Humor Sufi Nasrudin Hoja: Kisah Membuat Rumah di Surga

Humor Sufi Nasrudin Hoja: Kisah Membuat Rumah di Surga


Dalam humor sufi Nasrudin Hoja kali ini, kita menampilkan Kisah Membuat Rumah di Surga.

 Suatu hari istri Nasrudin pergi ke sebuah tempat ceramah. Ia mendengarkan ceramah dengan khusyuk; lalu pulang dengan mata berbinar.
Nasrudin bertanya, “Istriku yang cantik, apa yang dikatakan penceramah sehingga wajahmu cerah?”
Sang istri menjawab, “tadi, penceramah berkata bahwa jika ada seorang lelaki yang berhubungan suami-istri dengan istri yang penurut, Allah akan akan memberikan sebuah rumah di surga untuknya.”
Nasrudin tertarik, “mari kita membangun rumah di surga.”
Tak lama kemudian, mereka berhubungan suami-istri.
Selesai melakukan hal tersebut, sang istri berkata, “Nasrudin, kau sudah membangun sebuah rumah di surga untukmu sendiri. Sekarang, saatnya kita membangun rumah untukku.”
Nasrudin berkata, “aku bisa dengan mudah membangun rumah tersebut. Namun, aku takut nanti setelah kau kubuatkan rumah, ayahmu, ibumu, dan bahkan seluruh keluargamu akan memintaku membangunkan rumah juga. Sudahlah, satu rumah cukup untuk kita berdua.”
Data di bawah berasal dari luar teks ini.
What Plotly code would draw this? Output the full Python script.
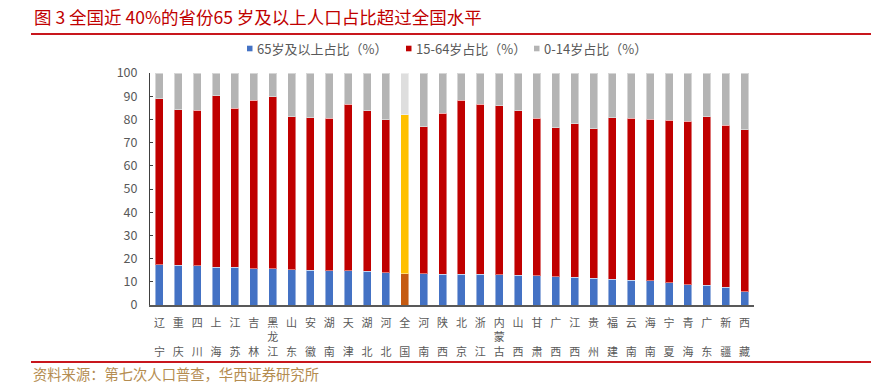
import plotly.graph_objects as go

categories = ["辽宁", "重庆", "四川", "上海", "江苏", "吉林", "黑龙江", "山东", "安徽", "湖南",
              "天津", "湖北", "河北", "全国", "河南", "陕西", "北京", "浙江", "内蒙古", "山西",
              "甘肃", "广西", "江西", "贵州", "福建", "云南", "海南", "宁夏", "青海", "广东",
              "新疆", "西藏"]
share_65plus = [17.42, 17.08, 16.93, 16.28, 16.20, 15.61, 15.61, 15.13, 15.01, 14.81,
                14.75, 14.59, 13.92, 13.50, 13.49, 13.32, 13.30, 13.27, 13.05, 12.90,
                12.58, 12.20, 11.89, 11.56, 11.10, 10.75, 10.43, 9.62, 8.68, 8.58,
                7.76, 5.67]
share_15_64 = [71.46, 67.01, 66.97, 73.92, 68.59, 72.68, 74.07, 66.09, 65.75, 65.67,
               71.78, 69.10, 65.86, 68.55, 63.37, 69.35, 74.86, 73.28, 72.91, 70.75,
               68.02, 64.17, 66.15, 64.47, 69.58, 69.68, 69.60, 70.00, 70.51, 72.57,
               69.78, 69.80]
share_0_14 = [11.12, 15.91, 16.10, 9.80, 15.21, 11.71, 10.32, 18.78, 19.24, 19.52,
              13.47, 16.31, 20.22, 17.95, 23.14, 17.33, 11.84, 13.45, 14.04, 16.35,
              19.40, 23.63, 21.96, 23.97, 19.32, 19.57, 19.97, 20.38, 20.81, 18.85,
              22.46, 24.53]
series_names = ["65岁及以上占比（%）", "15-64岁占比（%）", "0-14岁占比（%）"]
y_ticks = [0, 10, 20, 30, 40, 50, 60, 70, 80, 90, 100]
title_text = "图 3 全国近 40%的省份65 岁及以上人口占比超过全国水平"
source_text = "资料来源：第七次人口普查，华西证券研究所"

# plot-area pixel box
L, R, T, B = 150, 754, 73, 305
W, H = R - L, B - T
def px2x(p): return (p - L) / W
def py2y(p): return (B - p) / H

FONT = "Noto Sans CJK SC"
base_colors = ["#4472C4", "#C00000", "#B4B4B4"]
nat_colors = ["#C55A11", "#FFC000", "#DEDEDE"]
nat_idx = categories.index("全国")

def tick_label(name):
    chars = list(name)
    if len(chars) == 2:
        return chars[0] + "<br>\u3000<br>" + chars[1]
    return "<br>".join(chars)

fig = go.Figure()
for vals, name, bc, nc in zip([share_65plus, share_15_64, share_0_14], series_names, base_colors, nat_colors):
    colors = [nc if i == nat_idx else bc for i in range(len(categories))]
    fig.add_trace(go.Bar(
        x=categories, y=vals, name=name, showlegend=False,
        marker=dict(color=colors, line=dict(color="rgba(255,255,255,0.45)", width=1)),
    ))

# custom legend (small squares hugging their texts, as in the reference)
legend_sq_x = [247, 406, 534]
legend_y = 48.5
annotations = []
shapes = []
for sx, name, col in zip(legend_sq_x, series_names, base_colors):
    shapes.append(dict(type="rect", xref="paper", yref="paper",
                       x0=px2x(sx), x1=px2x(sx + 5.5), y0=py2y(legend_y + 2.8), y1=py2y(legend_y - 2.8),
                       fillcolor=col, line=dict(width=0)))
    annotations.append(dict(text=name, xref="paper", yref="paper", x=px2x(sx + 8), y=py2y(legend_y),
                            xanchor="left", yanchor="middle", showarrow=False,
                            font=dict(family=FONT, size=13, color="#595959")))

annotations += [
    dict(text=title_text, xref="paper", yref="paper", x=px2x(32), y=py2y(16),
         xanchor="left", yanchor="middle", showarrow=False,
         font=dict(family=FONT, size=17.5, color="#C00000")),
    dict(text=source_text, xref="paper", yref="paper", x=px2x(31), y=py2y(373),
         xanchor="left", yanchor="middle", showarrow=False,
         font=dict(family=FONT, size=14.3, color="#B48C50")),
]
shapes += [
    dict(type="line", xref="paper", yref="paper", x0=px2x(31), x1=px2x(871),
         y0=py2y(34), y1=py2y(34), line=dict(color="#C8161D", width=2)),
    dict(type="line", xref="paper", yref="paper", x0=px2x(31), x1=px2x(871),
         y0=py2y(362), y1=py2y(362), line=dict(color="#C8161D", width=2)),
]

fig.update_layout(
    width=881, height=384,
    margin=dict(l=L, r=881 - R, t=T, b=384 - B, pad=0),
    paper_bgcolor="white", plot_bgcolor="white",
    barmode="stack", bargap=0.58,
    font=dict(family=FONT, size=12, color="#595959"),
    showlegend=False,
    xaxis=dict(
        tickmode="array", tickvals=categories, ticktext=[tick_label(c) for c in categories],
        tickangle=0, showline=True, linecolor="#595959", linewidth=1.6,
        ticks="", showgrid=False, tickfont=dict(size=11, color="#595959"),
        ticklabelstandoff=7,
        range=[-0.5, len(categories) - 0.5],
    ),
    yaxis=dict(
        range=[0, 100], tickvals=y_ticks, showline=True, linecolor="#404040", linewidth=1,
        ticks="inside", ticklen=3, tickcolor="#404040", showgrid=False, zeroline=False,
        tickfont=dict(size=12.5, color="#595959"), ticklabelstandoff=9,
    ),
    annotations=annotations,
    shapes=shapes,
)

fig.write_html("out.html", config={"displayModeBar": False},
               post_script="document.body.style.margin='0';document.body.style.overflow='hidden';")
Kode Rahasia dalam Kisah Membuat Rumah di Surga
Sekilas, kisah ini menyindir wanita yang selalu memiliki keinginan banyak dan ingin semua keluarganya bahagia seperti dirinya. Wanita juga sering menuntut suaminya berlebihan yang dalam hal ini digambarkan dalam sosok istri yang meminta Nasrudin menambah jatah “membuat rumah di surga”.

Jika dikaitkan lebih jauh, sebenarnya tindakan Nasrudin untuk tidak mengalah ini “bertentangan” dengan konsekuensi laki-laki ketika menikah. Terdapat aforisma, “jika seorang suami tidak bahagia dalam rumah tangganya, hal tersebut sama sekali bukan tanggung-jawab istrinya. Sebaliknya, kebahagiaan istri dan anak adalah tanggung-jawab mutlak sang suami”.

“Keharusan” suami untuk “mengalah” atau “menomorduakan urusannya” dapat dilihat dari perbandingan dengan peristiwa Adam memakan buah khuldi yang kelak menurunkannya dari surga. Ketika Adam diturunkan, ia tidak meminta apapun. Adam mencukupkan kesalahan pada dirinya sendiri. Tidak juga ia berbalik menyalahkan Iblis. Adam malah memilih berdoa, “Ya Tuhan kami, kami telah menganiaya diri kami sendiri, dan jika Engkau tidak mengampuni kami dan memberi rahmat kepada kami, niscaya pastilah kami termasuk orang-orang yang merugi.” (Q.S. 7:23). Dapat disebutkan bahwa Adam menampilkan kesetiaan, ke-mengalah-an yang dibebankan kepada lelaki. Kesetiaan terlihat ketika seseorang mau menampung derita orang lain dan masih mempertahankan cintanya kepada orang tersebut.

Jika dibandingkan, rasa keakuan dan kepemilikan perempuan lebih besar daripada laki-laki. Fungsi pernikahan adalah untuk menekan keakuan laki-laki; sekaligus menekan rasa kepemilikan perempuan.

Dalam konteks kisah Nasrudin di atas, sikap mengalah laki-laki tersebut berada dalam kadar yang tepat. Nasrudin menyanggupi ajakan istrinya “membuat rumah di surga”. Tapi, mengalah ada batasnya juga. Setelah mengalah, Nasrudin juga menyadarkan istrinya untuk “tidak terlalu memanfaatkan barang paling berharga dalam hidup sang istri”.